REQUIREMENTS: Leave out the pictures and restate the rest of the data exactly.
..............................
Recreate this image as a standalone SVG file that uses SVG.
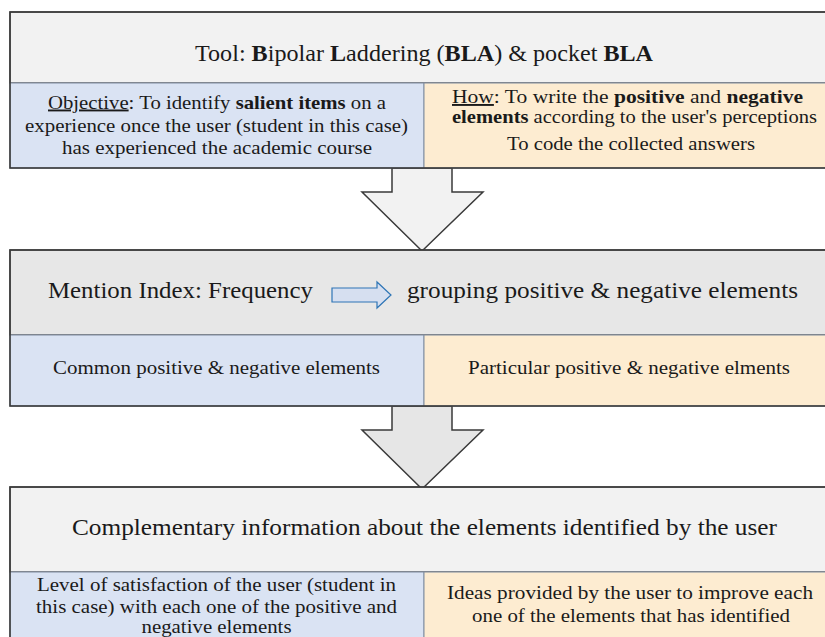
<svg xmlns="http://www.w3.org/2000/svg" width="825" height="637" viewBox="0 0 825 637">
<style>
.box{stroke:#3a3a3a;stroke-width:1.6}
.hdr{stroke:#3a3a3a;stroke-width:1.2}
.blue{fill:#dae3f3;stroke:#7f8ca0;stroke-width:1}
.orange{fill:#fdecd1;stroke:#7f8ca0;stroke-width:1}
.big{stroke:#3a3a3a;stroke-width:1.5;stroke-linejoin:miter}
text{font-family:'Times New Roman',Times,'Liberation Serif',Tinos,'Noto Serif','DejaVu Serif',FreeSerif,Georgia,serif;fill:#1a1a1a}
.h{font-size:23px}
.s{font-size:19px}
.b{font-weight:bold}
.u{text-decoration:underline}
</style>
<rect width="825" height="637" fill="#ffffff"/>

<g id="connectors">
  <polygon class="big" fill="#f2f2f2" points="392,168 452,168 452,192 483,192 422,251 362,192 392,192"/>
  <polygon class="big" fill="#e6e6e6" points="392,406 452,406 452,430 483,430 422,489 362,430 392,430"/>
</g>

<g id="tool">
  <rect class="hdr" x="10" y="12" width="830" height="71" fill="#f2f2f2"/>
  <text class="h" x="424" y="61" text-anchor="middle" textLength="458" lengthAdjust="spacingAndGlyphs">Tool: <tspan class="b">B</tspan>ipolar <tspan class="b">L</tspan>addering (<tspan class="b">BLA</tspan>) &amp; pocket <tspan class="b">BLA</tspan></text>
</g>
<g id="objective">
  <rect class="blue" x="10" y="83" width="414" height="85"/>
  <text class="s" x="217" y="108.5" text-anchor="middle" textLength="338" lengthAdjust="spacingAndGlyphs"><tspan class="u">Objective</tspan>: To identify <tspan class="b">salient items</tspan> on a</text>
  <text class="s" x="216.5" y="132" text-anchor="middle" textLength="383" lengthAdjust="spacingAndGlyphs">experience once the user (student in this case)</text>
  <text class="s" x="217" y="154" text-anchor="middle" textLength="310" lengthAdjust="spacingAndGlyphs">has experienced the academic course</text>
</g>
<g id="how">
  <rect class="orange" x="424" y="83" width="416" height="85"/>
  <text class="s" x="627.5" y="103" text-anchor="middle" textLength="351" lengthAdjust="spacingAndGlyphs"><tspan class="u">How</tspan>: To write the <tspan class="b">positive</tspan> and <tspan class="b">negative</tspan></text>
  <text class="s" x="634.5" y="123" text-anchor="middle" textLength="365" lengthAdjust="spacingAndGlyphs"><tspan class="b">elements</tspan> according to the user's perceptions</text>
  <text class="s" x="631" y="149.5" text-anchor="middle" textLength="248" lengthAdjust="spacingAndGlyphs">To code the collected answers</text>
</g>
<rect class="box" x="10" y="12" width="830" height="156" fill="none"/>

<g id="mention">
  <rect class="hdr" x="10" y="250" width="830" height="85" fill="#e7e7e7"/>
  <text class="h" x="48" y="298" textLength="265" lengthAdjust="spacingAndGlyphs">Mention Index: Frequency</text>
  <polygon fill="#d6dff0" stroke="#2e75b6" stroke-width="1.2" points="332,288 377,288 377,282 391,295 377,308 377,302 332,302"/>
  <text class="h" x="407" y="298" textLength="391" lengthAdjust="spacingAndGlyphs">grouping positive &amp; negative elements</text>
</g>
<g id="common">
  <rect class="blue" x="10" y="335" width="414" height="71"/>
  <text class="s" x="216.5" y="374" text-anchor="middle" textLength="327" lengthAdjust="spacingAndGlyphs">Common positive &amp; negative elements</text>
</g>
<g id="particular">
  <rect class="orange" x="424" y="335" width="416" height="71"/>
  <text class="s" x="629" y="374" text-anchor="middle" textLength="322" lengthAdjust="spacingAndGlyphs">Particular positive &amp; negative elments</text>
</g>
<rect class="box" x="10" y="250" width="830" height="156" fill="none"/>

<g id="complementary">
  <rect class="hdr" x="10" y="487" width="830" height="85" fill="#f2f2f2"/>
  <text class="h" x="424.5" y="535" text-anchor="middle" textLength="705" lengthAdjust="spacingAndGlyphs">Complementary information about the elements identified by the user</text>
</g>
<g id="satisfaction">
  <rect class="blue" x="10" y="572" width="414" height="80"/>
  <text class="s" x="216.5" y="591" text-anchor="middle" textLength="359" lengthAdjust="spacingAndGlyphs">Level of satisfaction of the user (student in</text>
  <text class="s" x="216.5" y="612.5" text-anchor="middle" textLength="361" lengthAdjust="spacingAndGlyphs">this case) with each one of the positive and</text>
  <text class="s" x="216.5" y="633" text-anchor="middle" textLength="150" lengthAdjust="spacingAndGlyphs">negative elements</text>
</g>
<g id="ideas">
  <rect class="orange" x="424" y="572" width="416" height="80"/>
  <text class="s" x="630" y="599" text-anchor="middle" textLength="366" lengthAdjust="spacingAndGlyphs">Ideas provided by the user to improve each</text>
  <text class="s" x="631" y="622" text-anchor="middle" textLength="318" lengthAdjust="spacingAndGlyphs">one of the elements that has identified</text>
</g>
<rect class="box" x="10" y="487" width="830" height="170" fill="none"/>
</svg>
..............................
SOLUTION TO THIS TASK:
Recreate this image as a standalone SVG file that uses SVG.
<svg xmlns="http://www.w3.org/2000/svg" width="825" height="637" viewBox="0 0 825 637">
<style>
.box{stroke:#3a3a3a;stroke-width:1.6}
.hdr{stroke:#3a3a3a;stroke-width:1.2}
.blue{fill:#dae3f3;stroke:#7f8ca0;stroke-width:1}
.orange{fill:#fdecd1;stroke:#7f8ca0;stroke-width:1}
.big{stroke:#3a3a3a;stroke-width:1.5;stroke-linejoin:miter}
text{font-family:'Times New Roman',Times,'Liberation Serif',Tinos,'Noto Serif','DejaVu Serif',FreeSerif,Georgia,serif;fill:#1a1a1a}
.h{font-size:23px}
.s{font-size:19px}
.b{font-weight:bold}
.u{text-decoration:underline}
</style>
<rect width="825" height="637" fill="#ffffff"/>

<g id="connectors">
  <polygon class="big" fill="#f2f2f2" points="392,168 452,168 452,192 483,192 422,251 362,192 392,192"/>
  <polygon class="big" fill="#e6e6e6" points="392,406 452,406 452,430 483,430 422,489 362,430 392,430"/>
</g>

<g id="tool">
  <rect class="hdr" x="10" y="12" width="830" height="71" fill="#f2f2f2"/>
  <text class="h" x="424" y="61" text-anchor="middle" textLength="458" lengthAdjust="spacingAndGlyphs">Tool: <tspan class="b">B</tspan>ipolar <tspan class="b">L</tspan>addering (<tspan class="b">BLA</tspan>) &amp; pocket <tspan class="b">BLA</tspan></text>
</g>
<g id="objective">
  <rect class="blue" x="10" y="83" width="414" height="85"/>
  <text class="s" x="217" y="108.5" text-anchor="middle" textLength="338" lengthAdjust="spacingAndGlyphs"><tspan class="u">Objective</tspan>: To identify <tspan class="b">salient items</tspan> on a</text>
  <text class="s" x="216.5" y="132" text-anchor="middle" textLength="383" lengthAdjust="spacingAndGlyphs">experience once the user (student in this case)</text>
  <text class="s" x="217" y="154" text-anchor="middle" textLength="310" lengthAdjust="spacingAndGlyphs">has experienced the academic course</text>
</g>
<g id="how">
  <rect class="orange" x="424" y="83" width="416" height="85"/>
  <text class="s" x="627.5" y="103" text-anchor="middle" textLength="351" lengthAdjust="spacingAndGlyphs"><tspan class="u">How</tspan>: To write the <tspan class="b">positive</tspan> and <tspan class="b">negative</tspan></text>
  <text class="s" x="634.5" y="123" text-anchor="middle" textLength="365" lengthAdjust="spacingAndGlyphs"><tspan class="b">elements</tspan> according to the user's perceptions</text>
  <text class="s" x="631" y="149.5" text-anchor="middle" textLength="248" lengthAdjust="spacingAndGlyphs">To code the collected answers</text>
</g>
<rect class="box" x="10" y="12" width="830" height="156" fill="none"/>

<g id="mention">
  <rect class="hdr" x="10" y="250" width="830" height="85" fill="#e7e7e7"/>
  <text class="h" x="48" y="298" textLength="265" lengthAdjust="spacingAndGlyphs">Mention Index: Frequency</text>
  <polygon fill="#d6dff0" stroke="#2e75b6" stroke-width="1.2" points="332,288 377,288 377,282 391,295 377,308 377,302 332,302"/>
  <text class="h" x="407" y="298" textLength="391" lengthAdjust="spacingAndGlyphs">grouping positive &amp; negative elements</text>
</g>
<g id="common">
  <rect class="blue" x="10" y="335" width="414" height="71"/>
  <text class="s" x="216.5" y="374" text-anchor="middle" textLength="327" lengthAdjust="spacingAndGlyphs">Common positive &amp; negative elements</text>
</g>
<g id="particular">
  <rect class="orange" x="424" y="335" width="416" height="71"/>
  <text class="s" x="629" y="374" text-anchor="middle" textLength="322" lengthAdjust="spacingAndGlyphs">Particular positive &amp; negative elments</text>
</g>
<rect class="box" x="10" y="250" width="830" height="156" fill="none"/>

<g id="complementary">
  <rect class="hdr" x="10" y="487" width="830" height="85" fill="#f2f2f2"/>
  <text class="h" x="424.5" y="535" text-anchor="middle" textLength="705" lengthAdjust="spacingAndGlyphs">Complementary information about the elements identified by the user</text>
</g>
<g id="satisfaction">
  <rect class="blue" x="10" y="572" width="414" height="80"/>
  <text class="s" x="216.5" y="591" text-anchor="middle" textLength="359" lengthAdjust="spacingAndGlyphs">Level of satisfaction of the user (student in</text>
  <text class="s" x="216.5" y="612.5" text-anchor="middle" textLength="361" lengthAdjust="spacingAndGlyphs">this case) with each one of the positive and</text>
  <text class="s" x="216.5" y="633" text-anchor="middle" textLength="150" lengthAdjust="spacingAndGlyphs">negative elements</text>
</g>
<g id="ideas">
  <rect class="orange" x="424" y="572" width="416" height="80"/>
  <text class="s" x="630" y="599" text-anchor="middle" textLength="366" lengthAdjust="spacingAndGlyphs">Ideas provided by the user to improve each</text>
  <text class="s" x="631" y="622" text-anchor="middle" textLength="318" lengthAdjust="spacingAndGlyphs">one of the elements that has identified</text>
</g>
<rect class="box" x="10" y="487" width="830" height="170" fill="none"/>
</svg>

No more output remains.